■ **Problem description**: Reproduce all the lines exactly as they stand, apart from the pictures.

[start Collected data]

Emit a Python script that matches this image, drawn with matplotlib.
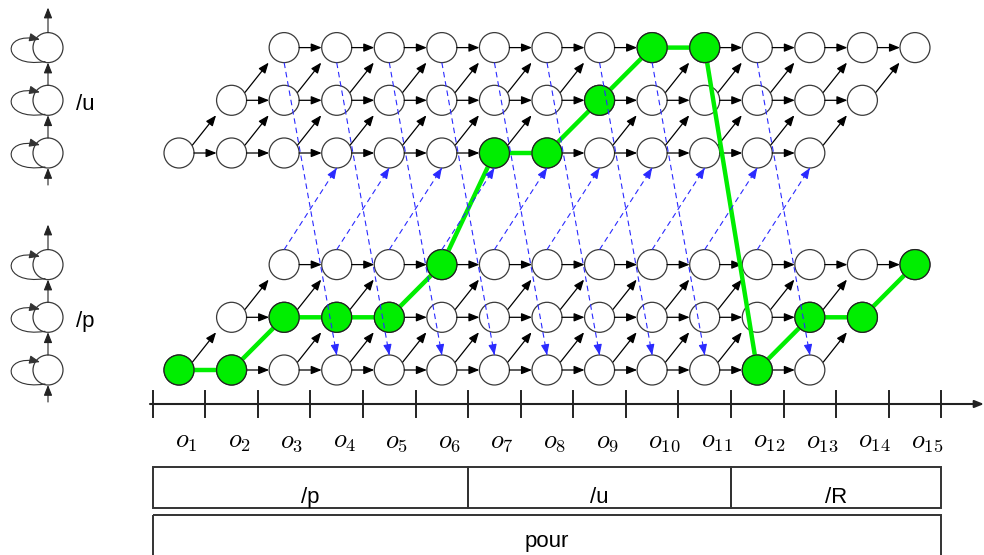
import numpy as np
import matplotlib
matplotlib.use("Agg")
import matplotlib.pyplot as plt
from matplotlib.patches import Circle, Rectangle, FancyArrowPatch
from matplotlib.path import Path

plt.rcParams["mathtext.fontset"] = "cm"
plt.rcParams["font.family"] = ["Liberation Sans", "DejaVu Sans"]

# --- data -------------------------------------------------------------
obs_labels = [f"$o_{{{i}}}$" for i in range(1, 16)]
models = ["/u", "/p"]
state_first = [1, 2, 3]        # first frame each HMM state can be reached
state_last = [13, 14, 15]      # last frame each HMM state can be reached
cross_frames = list(range(3, 13))  # exit state at t -> entry state of other model at t+1
path_model = ["/p", "/p", "/p", "/p", "/p", "/p", "/u", "/u", "/u", "/u", "/u", "/p", "/p", "/p", "/p"]
path_state = [0, 0, 1, 1, 1, 2, 0, 0, 1, 2, 2, 0, 1, 1, 2]
seg_labels = ["/p", "/u", "/R"]
seg_start = [1, 7, 12]
seg_end = [6, 11, 15]
word_label = "pour"
word_start, word_end = 1, 15

# --- layout -----------------------------------------------------------
X0, DX = 179, 52.57
DY = 52.7
BASE = {"/u": 153, "/p": 370}
R = 15
LEFT_X = 48
GREEN = "#00ee00"
BLUE = "#2a2aff"
EDGE = "#3a3a3a"


def xf(t):
    return X0 + DX * (t - 1)


def yf(m, s):
    return BASE[m] - DY * s


fig = plt.figure(figsize=(9.84, 5.55), dpi=100)
ax = fig.add_axes([0, 0, 1, 1])
ax.set_xlim(0, 984)
ax.set_ylim(555, 0)
ax.axis("off")


def arrow(p, q, color="black", lw=0.9, z=3, ms=14, hl=0.45, hw=0.18):
    ax.add_patch(FancyArrowPatch(p, q, arrowstyle=f"-|>,head_length={hl},head_width={hw}",
                                 mutation_scale=ms, lw=lw, color=color, shrinkA=0, shrinkB=0,
                                 zorder=z))


def dashed_arrow(p, q):
    p, q = np.array(p, float), np.array(q, float)
    ax.plot([p[0], q[0]], [p[1], q[1]], color=BLUE, lw=0.8, ls=(0, (5, 3.5)), zorder=6)
    u = (q - p) / np.hypot(*(q - p))
    arrow(q - 9 * u, q, color=BLUE, lw=0.8, z=6)


# transitions taken by the best path (their arrows are covered by it)
on_path = set()
for t in range(1, 15):
    on_path.add((path_model[t - 1], path_state[t - 1], t, path_model[t], path_state[t]))

# --- trellis ----------------------------------------------------------
for m in models:
    for s in range(3):
        ts = range(state_first[s], state_last[s] + 1)
        for t in ts:
            ax.add_patch(Circle((xf(t), yf(m, s)), R, fc="white", ec=EDGE, lw=0.9, zorder=2))
            if t < state_last[s] and (m, s, t, m, s) not in on_path:
                arrow((xf(t) + R, yf(m, s)), (xf(t + 1) - R, yf(m, s)))
            if s < 2 and (m, s, t, m, s + 1) not in on_path:
                arrow((xf(t) + 13.5, yf(m, s) - 8), (xf(t + 1) - 15.5, yf(m, s + 1) + 15))

# cross-model transitions
for t in cross_frames:
    dashed_arrow((xf(t), yf("/p", 2) - R), (xf(t + 1), yf("/u", 0) + R))
    if ("/u", 2, t, "/p", 0) not in on_path:
        dashed_arrow((xf(t), yf("/u", 2) + R), (xf(t + 1), yf("/p", 0) - R))

# best path
px = [xf(t) for t in range(1, 16)]
py = [yf(m, s) for m, s in zip(path_model, path_state)]
ax.plot(px, py, color=GREEN, lw=3.2, solid_capstyle="butt", zorder=4)
for x, y in zip(px, py):
    ax.add_patch(Circle((x, y), R, fc=GREEN, ec="#222222", lw=0.9, zorder=5))

# --- left HMM topologies ----------------------------------------------
for m in models:
    ys = [yf(m, s) for s in range(3)]
    for y in ys:
        ax.add_patch(Circle((LEFT_X, y), R, fc="white", ec=EDGE, lw=0.9, zorder=2))
        verts = [(LEFT_X - 3, y + 14), (LEFT_X - 47, y + 21), (LEFT_X - 47, y - 17), (LEFT_X - 8, y - 8)]
        loop = Path(verts, [Path.MOVETO, Path.CURVE4, Path.CURVE4, Path.CURVE4])
        ax.add_patch(FancyArrowPatch(path=loop, arrowstyle="-|>,head_length=0.45,head_width=0.18",
                                     mutation_scale=14, lw=0.8, color="#333333", zorder=3))
    arrow((LEFT_X, ys[0] + 32), (LEFT_X, ys[0] + R), color="#222222", lw=0.8)
    arrow((LEFT_X, ys[0] - R), (LEFT_X, ys[1] + R), color="#222222", lw=0.8)
    arrow((LEFT_X, ys[1] - R), (LEFT_X, ys[2] + R), color="#222222", lw=0.8)
    arrow((LEFT_X, ys[2] - R), (LEFT_X, ys[2] - 40), color="#222222", lw=0.8)
    ax.text(76, ys[1] + 10, m, fontsize=16, ha="left", va="baseline", color="black")

# --- time axis --------------------------------------------------------
AY = 404
arrow((150, AY), (984, AY), color="#222222", lw=1.5, ms=12)
for k in range(16):
    bx = xf(1) - DX / 2 + DX * k
    ax.plot([bx, bx], [391, 417], color="#222222", lw=1.4, zorder=3)
for t, lab in enumerate(obs_labels, start=1):
    ax.text(xf(t) - 4, 442, lab, fontsize=19, ha="left", va="center")

# --- segment boxes ----------------------------------------------------
for lab, a, b in zip(seg_labels, seg_start, seg_end):
    x0, x1 = xf(a) - DX / 2, xf(b) + DX / 2
    ax.add_patch(Rectangle((x0, 467), x1 - x0, 41, fill=False, ec="#333333", lw=1.4, zorder=3))
    ax.text((x0 + x1) / 2, 503, lab, fontsize=16, ha="center", va="baseline")
x0, x1 = xf(word_start) - DX / 2, xf(word_end) + DX / 2
ax.add_patch(Rectangle((x0, 515), x1 - x0, 60, fill=False, ec="#333333", lw=1.4, zorder=3))
ax.text((x0 + x1) / 2, 547, word_label, fontsize=16, ha="center", va="baseline")

fig.savefig("out.png", dpi=100)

[end Collected data]

■ **Task result**:
Emit a Python script that matches this image, drawn with matplotlib.
import numpy as np
import matplotlib
matplotlib.use("Agg")
import matplotlib.pyplot as plt
from matplotlib.patches import Circle, Rectangle, FancyArrowPatch
from matplotlib.path import Path

plt.rcParams["mathtext.fontset"] = "cm"
plt.rcParams["font.family"] = ["Liberation Sans", "DejaVu Sans"]

# --- data -------------------------------------------------------------
obs_labels = [f"$o_{{{i}}}$" for i in range(1, 16)]
models = ["/u", "/p"]
state_first = [1, 2, 3]        # first frame each HMM state can be reached
state_last = [13, 14, 15]      # last frame each HMM state can be reached
cross_frames = list(range(3, 13))  # exit state at t -> entry state of other model at t+1
path_model = ["/p", "/p", "/p", "/p", "/p", "/p", "/u", "/u", "/u", "/u", "/u", "/p", "/p", "/p", "/p"]
path_state = [0, 0, 1, 1, 1, 2, 0, 0, 1, 2, 2, 0, 1, 1, 2]
seg_labels = ["/p", "/u", "/R"]
seg_start = [1, 7, 12]
seg_end = [6, 11, 15]
word_label = "pour"
word_start, word_end = 1, 15

# --- layout -----------------------------------------------------------
X0, DX = 179, 52.57
DY = 52.7
BASE = {"/u": 153, "/p": 370}
R = 15
LEFT_X = 48
GREEN = "#00ee00"
BLUE = "#2a2aff"
EDGE = "#3a3a3a"


def xf(t):
    return X0 + DX * (t - 1)


def yf(m, s):
    return BASE[m] - DY * s


fig = plt.figure(figsize=(9.84, 5.55), dpi=100)
ax = fig.add_axes([0, 0, 1, 1])
ax.set_xlim(0, 984)
ax.set_ylim(555, 0)
ax.axis("off")


def arrow(p, q, color="black", lw=0.9, z=3, ms=14, hl=0.45, hw=0.18):
    ax.add_patch(FancyArrowPatch(p, q, arrowstyle=f"-|>,head_length={hl},head_width={hw}",
                                 mutation_scale=ms, lw=lw, color=color, shrinkA=0, shrinkB=0,
                                 zorder=z))


def dashed_arrow(p, q):
    p, q = np.array(p, float), np.array(q, float)
    ax.plot([p[0], q[0]], [p[1], q[1]], color=BLUE, lw=0.8, ls=(0, (5, 3.5)), zorder=6)
    u = (q - p) / np.hypot(*(q - p))
    arrow(q - 9 * u, q, color=BLUE, lw=0.8, z=6)


# transitions taken by the best path (their arrows are covered by it)
on_path = set()
for t in range(1, 15):
    on_path.add((path_model[t - 1], path_state[t - 1], t, path_model[t], path_state[t]))

# --- trellis ----------------------------------------------------------
for m in models:
    for s in range(3):
        ts = range(state_first[s], state_last[s] + 1)
        for t in ts:
            ax.add_patch(Circle((xf(t), yf(m, s)), R, fc="white", ec=EDGE, lw=0.9, zorder=2))
            if t < state_last[s] and (m, s, t, m, s) not in on_path:
                arrow((xf(t) + R, yf(m, s)), (xf(t + 1) - R, yf(m, s)))
            if s < 2 and (m, s, t, m, s + 1) not in on_path:
                arrow((xf(t) + 13.5, yf(m, s) - 8), (xf(t + 1) - 15.5, yf(m, s + 1) + 15))

# cross-model transitions
for t in cross_frames:
    dashed_arrow((xf(t), yf("/p", 2) - R), (xf(t + 1), yf("/u", 0) + R))
    if ("/u", 2, t, "/p", 0) not in on_path:
        dashed_arrow((xf(t), yf("/u", 2) + R), (xf(t + 1), yf("/p", 0) - R))

# best path
px = [xf(t) for t in range(1, 16)]
py = [yf(m, s) for m, s in zip(path_model, path_state)]
ax.plot(px, py, color=GREEN, lw=3.2, solid_capstyle="butt", zorder=4)
for x, y in zip(px, py):
    ax.add_patch(Circle((x, y), R, fc=GREEN, ec="#222222", lw=0.9, zorder=5))

# --- left HMM topologies ----------------------------------------------
for m in models:
    ys = [yf(m, s) for s in range(3)]
    for y in ys:
        ax.add_patch(Circle((LEFT_X, y), R, fc="white", ec=EDGE, lw=0.9, zorder=2))
        verts = [(LEFT_X - 3, y + 14), (LEFT_X - 47, y + 21), (LEFT_X - 47, y - 17), (LEFT_X - 8, y - 8)]
        loop = Path(verts, [Path.MOVETO, Path.CURVE4, Path.CURVE4, Path.CURVE4])
        ax.add_patch(FancyArrowPatch(path=loop, arrowstyle="-|>,head_length=0.45,head_width=0.18",
                                     mutation_scale=14, lw=0.8, color="#333333", zorder=3))
    arrow((LEFT_X, ys[0] + 32), (LEFT_X, ys[0] + R), color="#222222", lw=0.8)
    arrow((LEFT_X, ys[0] - R), (LEFT_X, ys[1] + R), color="#222222", lw=0.8)
    arrow((LEFT_X, ys[1] - R), (LEFT_X, ys[2] + R), color="#222222", lw=0.8)
    arrow((LEFT_X, ys[2] - R), (LEFT_X, ys[2] - 40), color="#222222", lw=0.8)
    ax.text(76, ys[1] + 10, m, fontsize=16, ha="left", va="baseline", color="black")

# --- time axis --------------------------------------------------------
AY = 404
arrow((150, AY), (984, AY), color="#222222", lw=1.5, ms=12)
for k in range(16):
    bx = xf(1) - DX / 2 + DX * k
    ax.plot([bx, bx], [391, 417], color="#222222", lw=1.4, zorder=3)
for t, lab in enumerate(obs_labels, start=1):
    ax.text(xf(t) - 4, 442, lab, fontsize=19, ha="left", va="center")

# --- segment boxes ----------------------------------------------------
for lab, a, b in zip(seg_labels, seg_start, seg_end):
    x0, x1 = xf(a) - DX / 2, xf(b) + DX / 2
    ax.add_patch(Rectangle((x0, 467), x1 - x0, 41, fill=False, ec="#333333", lw=1.4, zorder=3))
    ax.text((x0 + x1) / 2, 503, lab, fontsize=16, ha="center", va="baseline")
x0, x1 = xf(word_start) - DX / 2, xf(word_end) + DX / 2
ax.add_patch(Rectangle((x0, 515), x1 - x0, 60, fill=False, ec="#333333", lw=1.4, zorder=3))
ax.text((x0 + x1) / 2, 547, word_label, fontsize=16, ha="center", va="baseline")

fig.savefig("out.png", dpi=100)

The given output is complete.